Taking these factors into account, we find that the award of $500 per month in alimony for five years in addition to the pre-judgment payments was not an abuse of discretion.


A military pension is property subject to division. Gibson v. Gibson, 437 N.W.2d 170, 171-172 (S.D.1989). In this case, it is the principal property to be divided.

Using the formula for dividing military pensions approved as a guideline in Hautala v. Hautala, 417 N.W.2d 879, 880 n. 1 (S.D.1988), the trial court arrived at a percentage (33 1/3%) of William's pension to which it held Margaret was entitled. The court ordered this percentage to be applied to whatever retirement benefits William eventually collects, whenever he chooses to retire.
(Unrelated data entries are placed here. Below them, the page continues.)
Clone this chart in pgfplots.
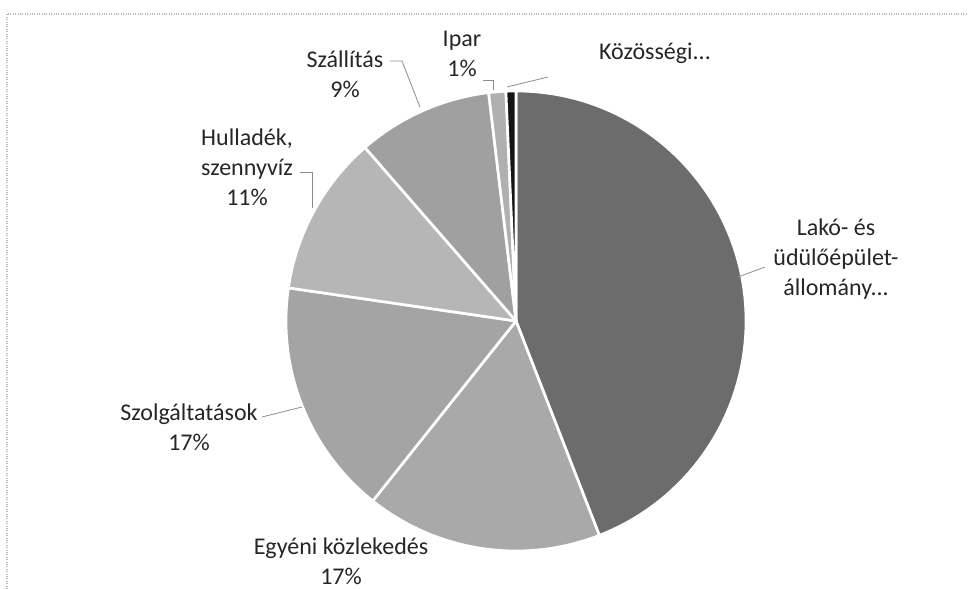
\documentclass[border=0pt]{standalone}
\usepackage{fontspec}
\setmainfont{Carlito}
\usepackage{pgfplots}
\usepackage{pgfplotstable}
\pgfplotsset{compat=1.18}

% slice shares (percent), clockwise from 12 o'clock
\pgfplotstableread{
value shade
44.1  lako
16.6  egyeni
16.6  szolg
11.3  hullad
9.5   szall
1.2   ipar
0.7   kozos
}\piedata

\definecolor{lako}{HTML}{6C6C6C}
\definecolor{egyeni}{HTML}{A9A9A9}
\definecolor{szolg}{HTML}{A4A4A4}
\definecolor{hullad}{HTML}{B6B6B6}
\definecolor{szall}{HTML}{A0A0A0}
\definecolor{ipar}{HTML}{B0B0B0}
\definecolor{kozos}{HTML}{141414}
\definecolor{leader}{HTML}{8C8C8C}

\begin{document}
\begin{tikzpicture}
\begin{axis}[
    hide axis,
    scale only axis,
    width=726pt, height=441.75pt,
    xmin=0, xmax=968, ymin=0, ymax=589,
    y dir=reverse,
    clip=false,
]
\pgfplotsextra{
  \xdef\cum{0}
  \foreach \i in {0,...,6}{
    \pgfplotstablegetelem{\i}{value}\of\piedata \let\v\pgfplotsretval
    \pgfplotstablegetelem{\i}{shade}\of\piedata \let\s\pgfplotsretval
    \pgfmathsetmacro\a{90-3.6*\cum}
    \pgfmathsetmacro\b{90-3.6*(\cum+\v)}
    \fill[fill=\s, draw=white, line width=2pt, line join=round]
      (axis cs:516,321) -- ++(\a:172.5pt)
      arc[start angle=\a, end angle=\b, radius=172.5pt] -- cycle;
    \pgfmathsetmacro\c{\cum+\v}\xdef\cum{\c}
  }
}
% frame
\draw[leader!60, densely dotted, line width=0.8pt] (axis cs:7,589) -- (axis cs:7,14) -- (axis cs:968,14);
% leader lines
\draw[leader, line width=0.6pt] (axis cs:738,277) -- (axis cs:765,267);
\draw[leader, line width=0.6pt] (axis cs:262,417) -- (axis cs:302,407);
\draw[leader, line width=0.6pt] (axis cs:300,172) -- (axis cs:312,172) -- (axis cs:312,208);
\draw[leader, line width=0.6pt] (axis cs:390,61) -- (axis cs:402,61) -- (axis cs:420,107);
\draw[leader, line width=0.6pt] (axis cs:483,80) -- (axis cs:493,80) -- (axis cs:493,90);
\draw[leader, line width=0.6pt] (axis cs:507,87) -- (axis cs:548,77);
% labels
\begin{scope}[every node/.style={align=center, font=\fontsize{18}{22.5}\selectfont, text=black!85}]
\node at (axis cs:836,259) {Lakó- és\\üdülőépület-\\állomány...};
\node at (axis cs:341,561) {Egyéni közlekedés\\17\%};
\node at (axis cs:189,427) {Szolgáltatások\\17\%};
\node at (axis cs:247,167) {Hulladék,\\szennyvíz\\11\%};
\node at (axis cs:345,74) {Szállítás\\9\%};
\node at (axis cs:462,54) {Ipar\\1\%};
\node at (axis cs:655,53) {Közösségi...};
\end{scope}
\end{axis}
\pgfresetboundingbox
\path[use as bounding box] (current axis.south west) rectangle (current axis.north east);
\end{tikzpicture}
\end{document}
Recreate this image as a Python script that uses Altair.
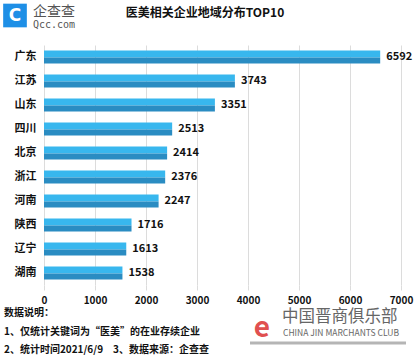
import altair as alt
import pandas as pd

regions = ["广东", "江苏", "山东", "四川", "北京", "浙江", "河南", "陕西", "辽宁", "湖南"]
counts = [6592, 3743, 3351, 2513, 2414, 2376, 2247, 1716, 1613, 1538]
x_ticks = [0, 1000, 2000, 3000, 4000, 5000, 6000, 7000]

title_text = "医美相关企业地域分布TOP10"
notes = ["数据说明：", "1、仅统计关键词为“医美”的在业存续企业",
         "2、统计时间2021/6/9\u30003、数据来源：企查查"]

df = pd.DataFrame({"region": regions, "count": counts})
FONT = "Noto Sans CJK SC"

y_enc = alt.Y("region:N", sort=regions, title=None,
              axis=alt.Axis(labelFont=FONT, labelFontSize=11, labelFontWeight="bold",
                            labelColor="#111", ticks=False, domain=False, labelPadding=8))
x_enc = alt.X("count:Q", title=None,
              scale=alt.Scale(domain=[0, 7000], nice=False),
              axis=alt.Axis(values=x_ticks, grid=True, gridColor="#dcdcdc", domain=False,
                            ticks=True, tickColor="#dcdcdc", tickSize=5, format="d",
                            labelFlush=False,
                            labelFont=FONT, labelFontSize=10, labelFontWeight="bold",
                            labelColor="#111", labelPadding=5))

base = alt.Chart(df)
top = base.mark_bar(size=7, yOffset=-3, color="#38b7ee").encode(y=y_enc, x=x_enc)
bottom = base.mark_bar(size=6, yOffset=3.5, color="#2a8cc2").encode(y=y_enc, x=x_enc)
labels = base.mark_text(align="left", baseline="middle", dx=6, font=FONT, fontSize=11,
                        fontWeight="bold", color="#111").encode(
    y=y_enc, x=x_enc, text="count:Q")

def txt(s, x, y, size, weight="normal", color="#111", align="left", font=FONT):
    return alt.Chart(pd.DataFrame({"t": [s]})).mark_text(
        align=align, baseline="middle", font=font, fontSize=size, fontWeight=weight,
        color=color).encode(x=alt.value(x), y=alt.value(y), text="t:N")

logo_box = alt.Chart(pd.DataFrame({"t": [1]})).mark_point(
    shape="square", filled=True, size=560, color="#1e8fe6", opacity=1).encode(
    x=alt.value(-29), y=alt.value(-29.5))

shadow = alt.Chart(pd.DataFrame({"t": [1]})).mark_rule(
    color="#b5b5b5", strokeWidth=3).encode(
    x=alt.value(206), x2=alt.value(362), y=alt.value(298))

deco = [
    txt(title_text, 161, -32, 12, "bold", align="center"),
    logo_box,
    txt("C", -29, -29.5, 17, "bold", color="white", align="center", font="DejaVu Sans"),
    txt("企查查", -11, -33, 14, color="#555"),
    txt("Qcc.com", -11, -20.5, 10, color="#555", font="DejaVu Sans Mono"),
    txt(notes[0], -40, 268, 10, "bold"),
    txt(notes[1], -40, 287, 10, "bold"),
    txt(notes[2], -40, 305, 10, "bold"),
    shadow,
    txt("中国晋商俱乐部", 238, 272, 16.5, color="#666"),
    txt("CHINA JIN MARCHANTS CLUB", 239, 288, 8.5, color="#666"),
    txt("e", 218, 284, 28, "bold", color="#e05050", align="center"),
]

chart = alt.layer(top, bottom, labels, *deco).properties(
    width=357, height=240,
    autosize=alt.AutoSizeParams(type="none"),
    padding={"left": 44, "top": 45, "right": 16, "bottom": 70},
    background="white",
).configure_view(stroke=None)

chart.save("out.html", embed_options={"renderer": "svg", "actions": False})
William objects to the open-ended nature of this property division. He would like to remain in the military a few more years in order to attain a higher base pay and to become eligible for a higher percentage of that base pay upon retirement. He claims that it is inequitable that he should have to share with Margaret any additional benefits he acquires on his own between divorce and retirement. He wants his property obligation to Margaret to be reduced to a sum certain by applying Margaret's percentage only to the monthly retirement amount he was eligible to receive on the day of the divorce.

In those states which follow a "dual property" regime, any portion of a pension not attributable to employment during the marriage is not subject to division as a matter of law. 3 Rutkin Family Law and Practice, Sec. 37.07[a] (1990). Even in many "all property" regimes, where the disposition of either spouse's property is theoretically at the court's discretion, there is a preference for dividing only the portion of a pension which accrued during the marriage as being the more equitable approach. Id. See also In re Marriage of Oler, 451 N.W.2d 9 (Iowa App.1989); Kilbride v. Kilbride, 172 Mich.App. 421, 432 N.W.2d 324 (1988).

South Dakota is an "all property" state. Under SDCL 25-4-44, all property of either or both divorcing spouses is subject to equitable division by the court, regardless of title or origin.